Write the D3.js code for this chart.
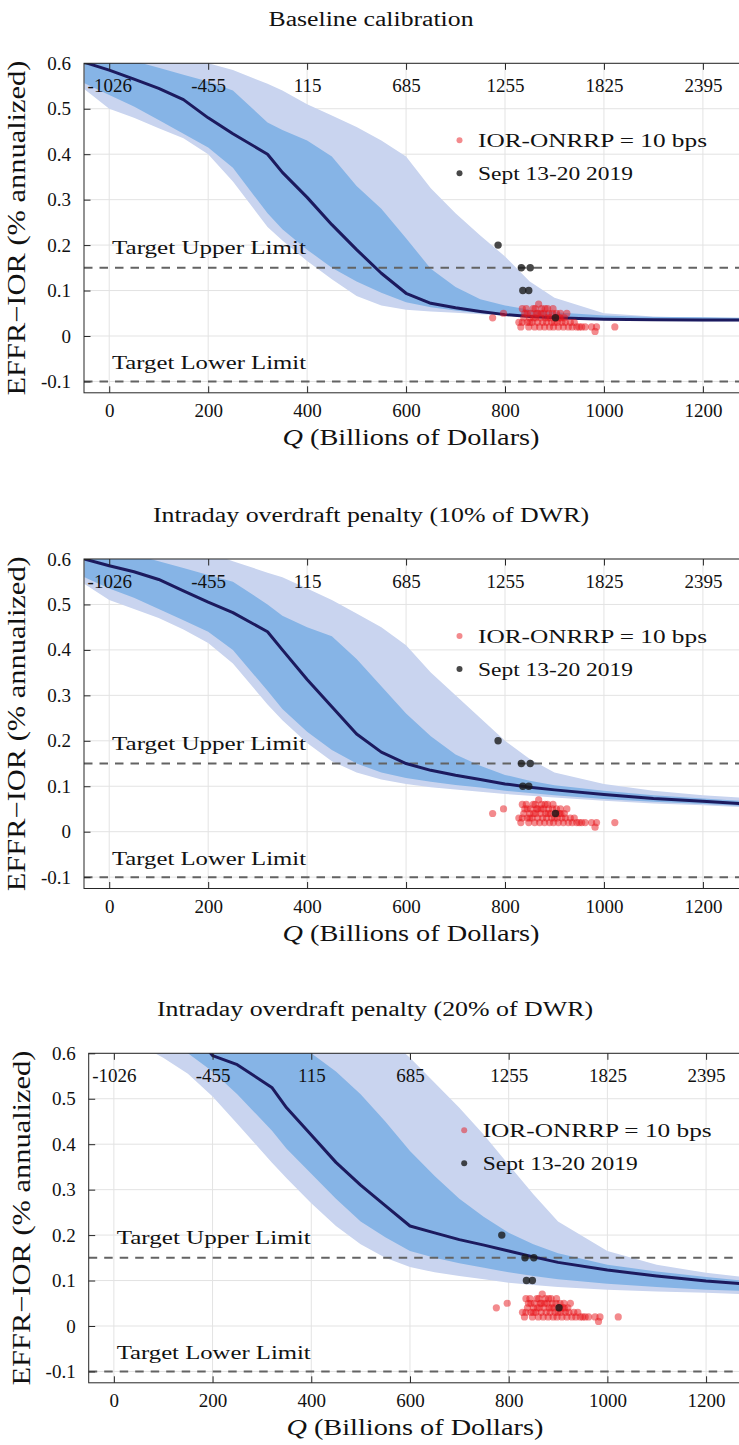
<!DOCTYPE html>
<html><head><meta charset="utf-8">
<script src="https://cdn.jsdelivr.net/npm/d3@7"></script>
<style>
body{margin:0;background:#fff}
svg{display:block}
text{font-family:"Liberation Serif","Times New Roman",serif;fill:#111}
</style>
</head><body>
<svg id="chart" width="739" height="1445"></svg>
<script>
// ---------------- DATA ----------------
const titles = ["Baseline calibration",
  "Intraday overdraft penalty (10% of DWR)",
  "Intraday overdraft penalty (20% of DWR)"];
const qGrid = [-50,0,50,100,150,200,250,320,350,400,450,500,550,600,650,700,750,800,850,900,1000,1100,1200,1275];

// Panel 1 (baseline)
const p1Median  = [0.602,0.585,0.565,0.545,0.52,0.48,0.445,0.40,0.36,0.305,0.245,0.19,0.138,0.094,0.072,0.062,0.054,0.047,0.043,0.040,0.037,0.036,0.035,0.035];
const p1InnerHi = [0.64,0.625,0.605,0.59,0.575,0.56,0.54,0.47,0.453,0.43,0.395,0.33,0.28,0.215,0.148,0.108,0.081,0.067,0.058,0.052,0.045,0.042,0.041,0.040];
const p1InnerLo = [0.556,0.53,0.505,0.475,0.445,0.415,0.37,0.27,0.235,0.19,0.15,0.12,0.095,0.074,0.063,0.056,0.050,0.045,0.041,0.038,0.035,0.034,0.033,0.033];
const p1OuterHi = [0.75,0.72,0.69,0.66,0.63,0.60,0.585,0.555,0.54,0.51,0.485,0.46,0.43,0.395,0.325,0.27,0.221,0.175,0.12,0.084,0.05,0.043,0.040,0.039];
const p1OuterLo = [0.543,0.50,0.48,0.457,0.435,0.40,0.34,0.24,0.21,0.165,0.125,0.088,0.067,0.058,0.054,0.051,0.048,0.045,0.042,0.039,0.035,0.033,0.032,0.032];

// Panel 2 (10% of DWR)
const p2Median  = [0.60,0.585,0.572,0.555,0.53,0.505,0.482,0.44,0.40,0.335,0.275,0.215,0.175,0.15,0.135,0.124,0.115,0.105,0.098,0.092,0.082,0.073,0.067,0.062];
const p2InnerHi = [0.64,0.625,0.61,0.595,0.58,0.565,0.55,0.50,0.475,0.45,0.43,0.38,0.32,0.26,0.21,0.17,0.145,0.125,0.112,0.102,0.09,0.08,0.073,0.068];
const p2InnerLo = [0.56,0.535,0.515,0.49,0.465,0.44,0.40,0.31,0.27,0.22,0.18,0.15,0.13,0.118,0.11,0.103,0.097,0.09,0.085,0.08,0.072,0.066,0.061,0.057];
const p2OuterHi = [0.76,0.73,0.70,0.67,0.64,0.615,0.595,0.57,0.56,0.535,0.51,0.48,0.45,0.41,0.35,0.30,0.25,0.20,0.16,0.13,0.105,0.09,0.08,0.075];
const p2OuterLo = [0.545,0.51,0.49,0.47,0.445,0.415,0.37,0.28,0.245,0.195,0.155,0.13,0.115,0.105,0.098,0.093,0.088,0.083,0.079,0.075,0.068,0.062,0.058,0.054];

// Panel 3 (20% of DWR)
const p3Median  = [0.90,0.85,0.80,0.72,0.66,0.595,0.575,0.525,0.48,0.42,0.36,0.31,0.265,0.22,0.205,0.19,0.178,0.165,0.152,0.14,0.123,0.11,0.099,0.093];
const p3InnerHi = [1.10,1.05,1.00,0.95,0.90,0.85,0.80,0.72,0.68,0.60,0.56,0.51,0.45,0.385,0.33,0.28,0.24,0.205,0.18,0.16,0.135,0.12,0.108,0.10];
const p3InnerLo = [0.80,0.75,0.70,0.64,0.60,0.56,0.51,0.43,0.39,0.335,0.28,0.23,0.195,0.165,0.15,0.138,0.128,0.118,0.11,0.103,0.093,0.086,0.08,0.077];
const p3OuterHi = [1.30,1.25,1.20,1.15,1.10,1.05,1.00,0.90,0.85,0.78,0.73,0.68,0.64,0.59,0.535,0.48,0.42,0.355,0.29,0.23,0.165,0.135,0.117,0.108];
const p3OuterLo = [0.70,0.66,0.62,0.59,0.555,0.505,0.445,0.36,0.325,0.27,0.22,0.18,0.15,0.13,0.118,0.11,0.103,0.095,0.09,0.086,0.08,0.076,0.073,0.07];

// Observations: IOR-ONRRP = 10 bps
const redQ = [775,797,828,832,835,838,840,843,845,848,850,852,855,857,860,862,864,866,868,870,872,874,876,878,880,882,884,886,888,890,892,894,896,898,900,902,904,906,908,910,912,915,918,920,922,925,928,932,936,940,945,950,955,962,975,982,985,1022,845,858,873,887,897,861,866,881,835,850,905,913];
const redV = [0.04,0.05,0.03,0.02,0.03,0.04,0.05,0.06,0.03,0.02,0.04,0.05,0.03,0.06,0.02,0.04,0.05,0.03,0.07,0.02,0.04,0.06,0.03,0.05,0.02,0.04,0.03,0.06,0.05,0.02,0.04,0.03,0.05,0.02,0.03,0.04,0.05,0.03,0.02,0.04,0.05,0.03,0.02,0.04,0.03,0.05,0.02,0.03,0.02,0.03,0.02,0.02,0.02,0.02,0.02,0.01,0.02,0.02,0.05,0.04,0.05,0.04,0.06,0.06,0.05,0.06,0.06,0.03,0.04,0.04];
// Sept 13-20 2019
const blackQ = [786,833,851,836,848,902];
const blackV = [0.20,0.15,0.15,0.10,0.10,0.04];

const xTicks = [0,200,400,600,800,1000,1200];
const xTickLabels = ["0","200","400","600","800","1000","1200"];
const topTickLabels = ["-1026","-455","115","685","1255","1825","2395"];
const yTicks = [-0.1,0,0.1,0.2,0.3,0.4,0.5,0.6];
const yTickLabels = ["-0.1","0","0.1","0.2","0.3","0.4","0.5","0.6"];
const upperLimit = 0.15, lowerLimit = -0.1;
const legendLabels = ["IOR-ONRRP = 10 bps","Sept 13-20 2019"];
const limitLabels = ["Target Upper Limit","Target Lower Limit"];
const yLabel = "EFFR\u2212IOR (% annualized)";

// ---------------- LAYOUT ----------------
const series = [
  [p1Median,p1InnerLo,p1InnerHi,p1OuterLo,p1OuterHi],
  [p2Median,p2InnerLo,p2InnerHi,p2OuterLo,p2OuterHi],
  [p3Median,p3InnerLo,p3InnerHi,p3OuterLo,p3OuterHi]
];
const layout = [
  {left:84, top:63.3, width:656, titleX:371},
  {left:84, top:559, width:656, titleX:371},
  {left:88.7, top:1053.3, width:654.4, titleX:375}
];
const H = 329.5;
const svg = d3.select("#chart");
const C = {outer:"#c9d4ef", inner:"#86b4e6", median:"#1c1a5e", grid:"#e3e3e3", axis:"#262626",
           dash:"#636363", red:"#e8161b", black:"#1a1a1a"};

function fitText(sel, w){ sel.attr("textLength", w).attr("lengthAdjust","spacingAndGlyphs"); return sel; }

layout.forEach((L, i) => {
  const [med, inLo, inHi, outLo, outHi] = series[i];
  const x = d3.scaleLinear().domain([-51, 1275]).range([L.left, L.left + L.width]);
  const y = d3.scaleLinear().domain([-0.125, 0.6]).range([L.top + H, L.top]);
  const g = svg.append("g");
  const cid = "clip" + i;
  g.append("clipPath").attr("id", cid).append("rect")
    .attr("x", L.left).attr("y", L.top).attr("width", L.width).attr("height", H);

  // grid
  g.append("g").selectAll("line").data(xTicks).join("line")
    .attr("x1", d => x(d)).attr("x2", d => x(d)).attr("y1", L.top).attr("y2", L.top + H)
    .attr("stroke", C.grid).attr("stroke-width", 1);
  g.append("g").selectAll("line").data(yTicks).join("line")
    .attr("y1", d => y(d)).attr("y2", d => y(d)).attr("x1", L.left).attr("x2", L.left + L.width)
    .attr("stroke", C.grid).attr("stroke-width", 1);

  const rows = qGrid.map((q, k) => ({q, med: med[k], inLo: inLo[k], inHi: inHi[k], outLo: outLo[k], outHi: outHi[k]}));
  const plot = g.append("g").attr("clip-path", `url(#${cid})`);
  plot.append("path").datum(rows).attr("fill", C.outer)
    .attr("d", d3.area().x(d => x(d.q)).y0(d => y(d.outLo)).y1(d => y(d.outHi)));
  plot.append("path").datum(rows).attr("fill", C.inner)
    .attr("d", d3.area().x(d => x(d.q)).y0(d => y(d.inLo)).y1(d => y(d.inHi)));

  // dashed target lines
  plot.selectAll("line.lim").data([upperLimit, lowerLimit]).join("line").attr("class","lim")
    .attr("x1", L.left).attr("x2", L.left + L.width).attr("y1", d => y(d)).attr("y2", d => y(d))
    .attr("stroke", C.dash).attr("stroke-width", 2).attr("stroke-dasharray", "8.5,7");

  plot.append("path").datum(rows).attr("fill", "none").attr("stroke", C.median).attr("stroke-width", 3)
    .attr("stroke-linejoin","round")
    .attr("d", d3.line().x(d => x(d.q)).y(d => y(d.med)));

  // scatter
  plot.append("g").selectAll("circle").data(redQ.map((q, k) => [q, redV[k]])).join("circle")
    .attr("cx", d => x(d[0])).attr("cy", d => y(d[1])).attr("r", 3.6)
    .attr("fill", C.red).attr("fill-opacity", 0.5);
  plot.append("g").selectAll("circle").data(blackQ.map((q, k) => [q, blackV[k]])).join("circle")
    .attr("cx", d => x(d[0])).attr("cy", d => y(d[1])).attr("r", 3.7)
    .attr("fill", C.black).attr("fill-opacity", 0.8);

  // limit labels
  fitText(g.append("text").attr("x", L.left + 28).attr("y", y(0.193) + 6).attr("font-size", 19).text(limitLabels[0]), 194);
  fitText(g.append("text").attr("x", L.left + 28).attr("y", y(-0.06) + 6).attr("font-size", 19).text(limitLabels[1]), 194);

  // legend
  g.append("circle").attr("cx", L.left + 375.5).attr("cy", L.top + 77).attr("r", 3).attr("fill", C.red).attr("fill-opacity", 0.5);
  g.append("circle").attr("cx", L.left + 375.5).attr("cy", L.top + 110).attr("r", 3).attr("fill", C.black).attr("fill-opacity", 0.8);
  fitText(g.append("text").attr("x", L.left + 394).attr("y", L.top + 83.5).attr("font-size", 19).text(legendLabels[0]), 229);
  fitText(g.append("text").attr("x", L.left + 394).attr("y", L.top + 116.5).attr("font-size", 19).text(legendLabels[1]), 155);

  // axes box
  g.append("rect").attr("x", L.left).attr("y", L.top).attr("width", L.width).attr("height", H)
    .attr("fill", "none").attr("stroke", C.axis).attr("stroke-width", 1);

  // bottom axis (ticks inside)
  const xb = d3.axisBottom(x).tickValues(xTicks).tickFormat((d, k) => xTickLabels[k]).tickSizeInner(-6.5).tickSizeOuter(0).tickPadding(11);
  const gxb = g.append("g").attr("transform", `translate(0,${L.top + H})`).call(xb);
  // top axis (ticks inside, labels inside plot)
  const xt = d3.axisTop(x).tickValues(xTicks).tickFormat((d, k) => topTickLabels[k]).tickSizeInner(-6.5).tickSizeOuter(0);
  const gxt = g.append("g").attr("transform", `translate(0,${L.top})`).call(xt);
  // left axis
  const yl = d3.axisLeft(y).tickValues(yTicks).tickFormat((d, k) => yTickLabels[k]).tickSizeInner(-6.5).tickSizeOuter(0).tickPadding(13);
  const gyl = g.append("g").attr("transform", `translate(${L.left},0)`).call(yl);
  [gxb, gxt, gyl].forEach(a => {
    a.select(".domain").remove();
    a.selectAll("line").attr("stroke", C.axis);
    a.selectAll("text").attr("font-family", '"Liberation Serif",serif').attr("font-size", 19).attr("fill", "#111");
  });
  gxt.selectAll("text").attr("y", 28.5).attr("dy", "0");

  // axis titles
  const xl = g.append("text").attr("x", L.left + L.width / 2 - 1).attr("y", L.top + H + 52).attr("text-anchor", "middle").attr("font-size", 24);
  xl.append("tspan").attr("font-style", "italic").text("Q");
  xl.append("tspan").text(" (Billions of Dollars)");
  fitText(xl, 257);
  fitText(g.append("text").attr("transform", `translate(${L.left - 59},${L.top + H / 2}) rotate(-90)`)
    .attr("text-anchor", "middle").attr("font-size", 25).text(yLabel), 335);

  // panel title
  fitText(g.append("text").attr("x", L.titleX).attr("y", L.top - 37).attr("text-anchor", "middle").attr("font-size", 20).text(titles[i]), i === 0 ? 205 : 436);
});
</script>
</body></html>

_ _ _ _ _ _ _

Problem to solve » Copy out every line of the listing that includes the string "chart".

Full response »
Write the D3.js code for this chart.
<svg id="chart" width="739" height="1445"></svg>
const svg = d3.select("#chart");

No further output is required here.